Other republics of the former Soviet Union also doubt that the rouble will stabilise and, encouraged by the International Monetary Fund (IMF), which has changed its previous advice to them to stay in the rouble zone, they are considering launching currencies of their own. Last week, the Central Asian republic of Kyrgyzstan joined Ukraine and the Baltic states in doing this and revived an old currency called the 'som', which means catfish in Russian. The Kyrgyz Prime Minister, Tursunbek Chyngyshev, joked: 'I think our little fish is going to swim.' The som began trading at a rate of 200 to the dollar.

For Russia, the future depends on which of his mutually exclusive promises Mr Yeltsin decides to keep. In the run-up to April's referendum, the President wooed both young and old voters by promising to raise student grants and pensions. But if he does that, inflation will rocket again and the budget deficit, already projected to reach 10 trillion roubles ( pounds 6.45bn) this year, will soar even further. Mr Yeltsin has promised the IMF that he will keep a tight rein on public spending.

Now that Mr Yeltsin has won the referendum, it seems he is more inclined to satisfy the IMF than deliver the increase to the students and pensioners. Last Friday the government and the Central Bank, which have been at odds for months over the bank's easy credits designed to prop up industry and avoid unemployment, reached an agreement to tighten monetary policy. Thus they hope to meet conditions for a promised IMF loan of dollars 3bn, which would be sold for roubles and used to finance the budget deficit.

That might be good for Russia in the long run. But it would do nothing to ease the burden of poor people like the old woman with a flowered head scarf and no teeth who was hobbling round Moscow's Baumansky Market last weekend, following the customers who could afford to buy fresh pork and Azeri apricots and telling them they would not go to heaven if they did not give her alms. A young man in a Chinese silk bomber-jacket ignored her at first but then gave her a grubby 10-rouble note.

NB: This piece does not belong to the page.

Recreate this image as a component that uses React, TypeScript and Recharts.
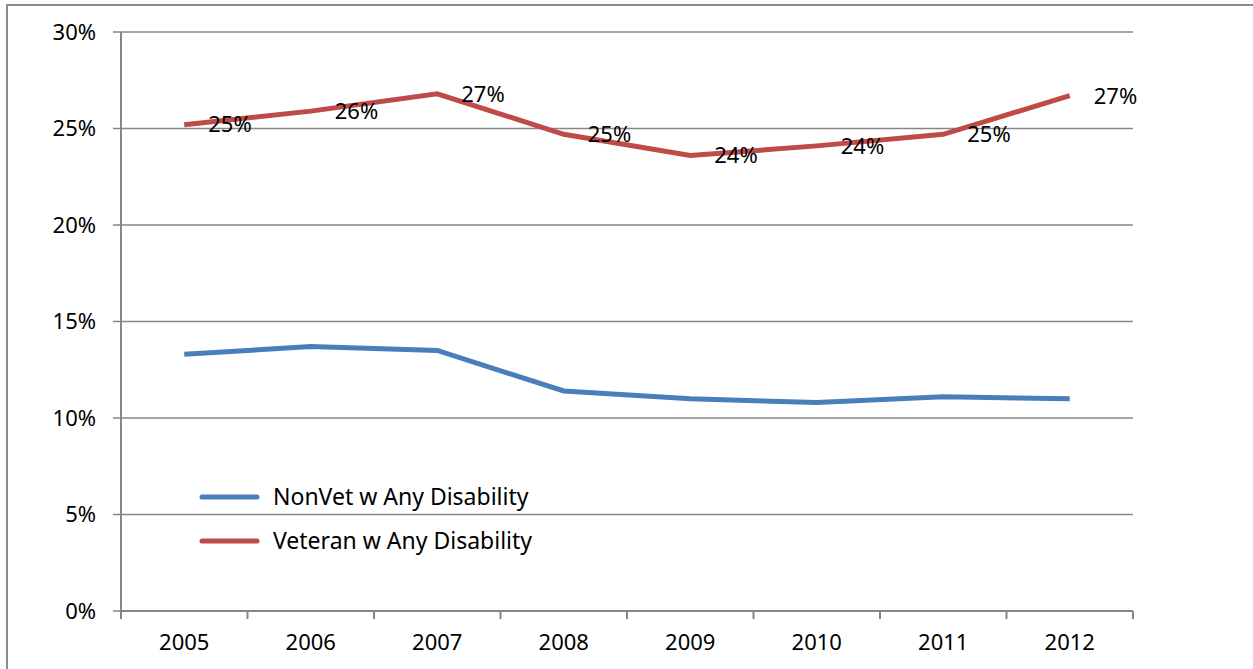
import {
    CartesianGrid,
    LabelList,
    Line,
    LineChart,
    XAxis,
    YAxis,
} from "recharts"

const years = ["2005", "2006", "2007", "2008", "2009", "2010", "2011", "2012"]
const nonVet = [13.3, 13.7, 13.5, 11.4, 11.0, 10.8, 11.1, 11.0]
const veteran = [25.2, 25.9, 26.8, 24.7, 23.6, 24.1, 24.7, 26.7]
const yTicks = [0, 5, 10, 15, 20, 25, 30]
const seriesNames = ["NonVet w Any Disability", "Veteran w Any Disability"]

const data = years.map((year, i) => ({
    year,
    nonVet: nonVet[i],
    veteran: veteran[i],
}))

const W = 1253
const H = 669
const LEFT = 121
const RIGHT = 1133
const TOP = 32
const BOTTOM = 611
const BAND = (RIGHT - LEFT) / years.length
const FONT = "'Noto Sans', 'Open Sans', sans-serif"
const FS = 22
const GRID = "#868686"
const BLUE = "#4A7EBB"
const RED = "#BE4B48"

function YearTick(props: any) {
    const { x, payload, index } = props
    const left = x - BAND / 2
    const right = x + BAND / 2
    return (
        <g>
            <line x1={left} x2={left} y1={BOTTOM} y2={BOTTOM + 8} stroke={GRID} strokeWidth={2} />
            {index === years.length - 1 && (
                <line x1={right} x2={right} y1={BOTTOM} y2={BOTTOM + 8} stroke={GRID} strokeWidth={2} />
            )}
            <text
                x={x}
                y={BOTTOM + 31}
                dy="0.35em"
                textAnchor="middle"
                fill="#000"
                fontSize={FS}
                fontFamily={FONT}
            >
                {payload.value}
            </text>
        </g>
    )
}

function LegendBox() {
    const colors = [BLUE, RED]
    return (
        <svg width={480} height={90} style={{ position: "absolute", left: 198, top: 478, overflow: "visible" }}>
            {seriesNames.map((name, i) => (
                <g key={name}>
                    <line
                        x1={4}
                        x2={59}
                        y1={19 + i * 44}
                        y2={19 + i * 44}
                        stroke={colors[i]}
                        strokeWidth={5}
                        strokeLinecap="round"
                    />
                    <text
                        x={75}
                        y={19 + i * 44}
                        dy="0.35em"
                        fontSize={23}
                        fontFamily={FONT}
                        fill="#000"
                    >
                        {name}
                    </text>
                </g>
            ))}
        </svg>
    )
}

export default function App() {
    return (
        <div style={{ position: "absolute", left: 0, top: 0, width: W, height: H, overflow: "hidden", background: "#fff" }}>
            <div
                style={{
                    position: "absolute",
                    left: 6,
                    top: 4,
                    width: W,
                    height: H,
                    borderLeft: "2px solid #8c8c8c",
                    borderTop: "2px solid #8c8c8c",
                }}
            />
            <LineChart
                width={W}
                height={H}
                data={data}
                margin={{ top: TOP, right: W - RIGHT, bottom: 0, left: 0 }}
                style={{ position: "absolute", left: 0, top: 0 }}
            >
                <CartesianGrid vertical={false} stroke={GRID} strokeWidth={1.5} />
                <XAxis
                    dataKey="year"
                    type="category"
                    padding={{ left: BAND / 2, right: BAND / 2 }}
                    axisLine={{ stroke: GRID, strokeWidth: 2 }}
                    tickLine={false}
                    tick={<YearTick />}
                    interval={0}
                    height={H - BOTTOM}
                />
                <YAxis
                    type="number"
                    domain={[0, 30]}
                    ticks={yTicks}
                    width={LEFT}
                    tickSize={8}
                    tickMargin={17}
                    axisLine={{ stroke: GRID, strokeWidth: 2 }}
                    tickLine={{ stroke: GRID, strokeWidth: 1.5 }}
                    tickFormatter={(v: number) => `${v}%`}
                    tick={{ fill: "#000", fontSize: FS, fontFamily: FONT }}
                />
                <Line
                    dataKey="nonVet"
                    name={seriesNames[0]}
                    stroke={BLUE}
                    strokeWidth={5}
                    dot={false}
                    isAnimationActive={false}
                />
                <Line
                    dataKey="veteran"
                    name={seriesNames[1]}
                    stroke={RED}
                    strokeWidth={5}
                    dot={false}
                    isAnimationActive={false}
                >
                    <LabelList
                        dataKey="veteran"
                        position="right"
                        offset={24}
                        formatter={(v: any) => `${Math.round(v)}%`}
                        fill="#000"
                        fontSize={FS}
                        fontFamily={FONT}
                    />
                </Line>
            </LineChart>
            <LegendBox />
        </div>
    )
}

'Thank you son, God is saving a special place for you,' she told him. The woman, whose pension is only 10,000 roubles a month, would have to get the same amount from 500 people to afford a joint of pork at the market, and a kilo of the apricots would cost her 6,000 roubles.

Tourists visiting Russia would be wrong to assume that the falling rouble gives them more spending power. While internal flights are extremely cheap for foreigners, prices in hotels and restaurants are invariably at dollar rates.